Deuteronomy 7:7–12, Deuteronomy 8:5–6, 2 Samuel 7:11–16, Hebrews 12:3–11 (read
The way Deuteronomy 7:10 is often interpreted is as “…[God]…destroys those who hate him…” However, אָבַד (“awbad”) is also translated elsewhere in the Scriptures as broken or unmade. The concept of unmade or broken, so as to be re-made or “fixed”, is much more consistent in the continuing context of Deuteronomy. It is a matter of being disciplined (and discipled), not death or annihilation. Why is this important?
Disciplining (not punishing) and discipling are acts of love. The intent is to remake or reform into something new. As God is doing the remaking and reform, it is into God’s own image (unmarred by sin) that Israel would be shaped. However, for disciplining and discipling to be truly effective the person (or people) being reformed and reshaped must be willing and responsive. Israel, as a whole, often was neither.
When God tells David that Solomon will be God’s son, we see a foreshadowing of the adoption that we all receive through Jesus Christ. As a son, God promised that Solomon would be disciplined when he walks out of bounds. This is not God seeking to punish, but to form. This also becomes part of the Messianic lineage that is part of Jesus. Jesus a descendant of David, whose “throne” is established forever.
When today is when we light the candle representing love, why are we talking about discipline and discipling? The world’s concept of love cannot take into account God’s intense desire to restore us to the way we were intended to be. God knows that even at our best we will still stumble and fall. When the author of Hebrews wrote his letter, he understood this deeply. God’s love is so deep and true that he loves us just as we are. God also loves us so much that he doesn’t want us to stay as we are.
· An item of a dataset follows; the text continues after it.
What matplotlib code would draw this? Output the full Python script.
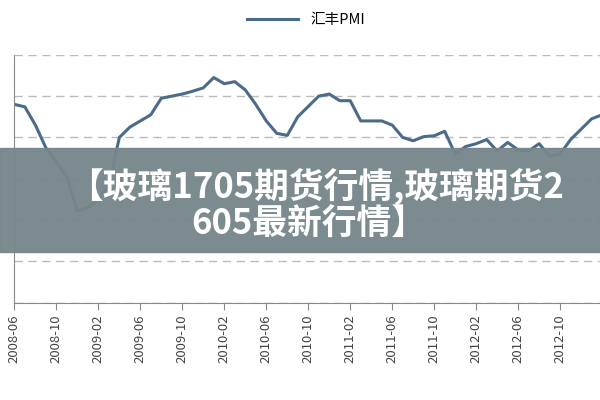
import matplotlib
matplotlib.use("Agg")
import matplotlib.pyplot as plt

plt.rcParams['font.family'] = ['Noto Sans CJK SC', 'DejaVu Sans']

pmi = [4.8, 4.74, 4.3, 3.75, 3.4, 3.05, 2.22, 2.3, 2.5, 2.85, 4.0, 4.25, 4.4, 4.55,
       4.95, 5.0, 5.05, 5.12, 5.2, 5.45, 5.3, 5.35, 5.15, 4.8, 4.4, 4.1, 4.05, 4.5,
       4.75, 5.0, 5.05, 4.89, 4.89, 4.4, 4.4, 4.4, 4.3, 4.0, 3.92, 4.02, 4.04, 4.15,
       3.6, 3.78, 3.85, 3.95, 3.67, 3.88, 3.7, 3.67, 3.85, 3.55, 3.6, 3.95, 4.2, 4.45, 4.55]
tick_labels = ['2008-06', '2008-10', '2009-02', '2009-06', '2009-10', '2010-02', '2010-06',
               '2010-10', '2011-02', '2011-06', '2011-10', '2012-02', '2012-06', '2012-10']
series_name = '汇丰PMI'
title_lines = ['【玻璃1705期货行情,玻璃期货2', '605最新行情】']

fig = plt.figure(figsize=(6, 4), dpi=100)
ax = fig.add_axes([0.024, 0.243, 0.976, 0.62])
ax.plot(range(len(pmi)), pmi, color='#4a6b8a', lw=2.2, label=series_name)
ax.set_xlim(0, 55.8)
ax.set_ylim(0, 6)
ax.set_yticks(range(0, 7))
ax.set_yticklabels([])
ax.tick_params(axis='y', length=0)
ax.yaxis.grid(True, ls=(0, (6, 4)), color='#bbbbbb', lw=1)
ax.set_xticks(range(0, 4 * len(tick_labels), 4))
ax.set_xticklabels(tick_labels, rotation=90, fontsize=9.5, color='#444444')
ax.tick_params(axis='x', length=5, color='#888888')
for s in ['top', 'right']:
    ax.spines[s].set_visible(False)
for s in ['left', 'bottom']:
    ax.spines[s].set_color('#888888')
fig.legend(loc='upper center', bbox_to_anchor=(0.51, 1.0), frameon=False, fontsize=10.5,
           handlelength=3.5)

fig.patches.append(plt.Rectangle((0, 0.37), 1, 0.26, transform=fig.transFigure,
                                 color='#76868a', alpha=0.96, zorder=10))
fig.text(0.527, 0.535, title_lines[0], ha='center', va='center', color='white', fontsize=25,
         fontweight='bold', zorder=11)
fig.text(0.515, 0.44, title_lines[1], ha='center', va='center', color='white', fontsize=25,
         fontweight='bold', zorder=11)
fig.savefig('out.png')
God’s love isn’t some weak romantic love. God’s love is deep and strong. Through Christ, we see how strong and how sacrificial God’s love is. When it is God’s love that lights the candle, no amount of darkness will quench it.
1) Why is it important to acknowledge discipline and discipling as part of love, especially God’s love?
2) What is discipline? What is discipling?
3) What are your thoughts on the concept of transformative love?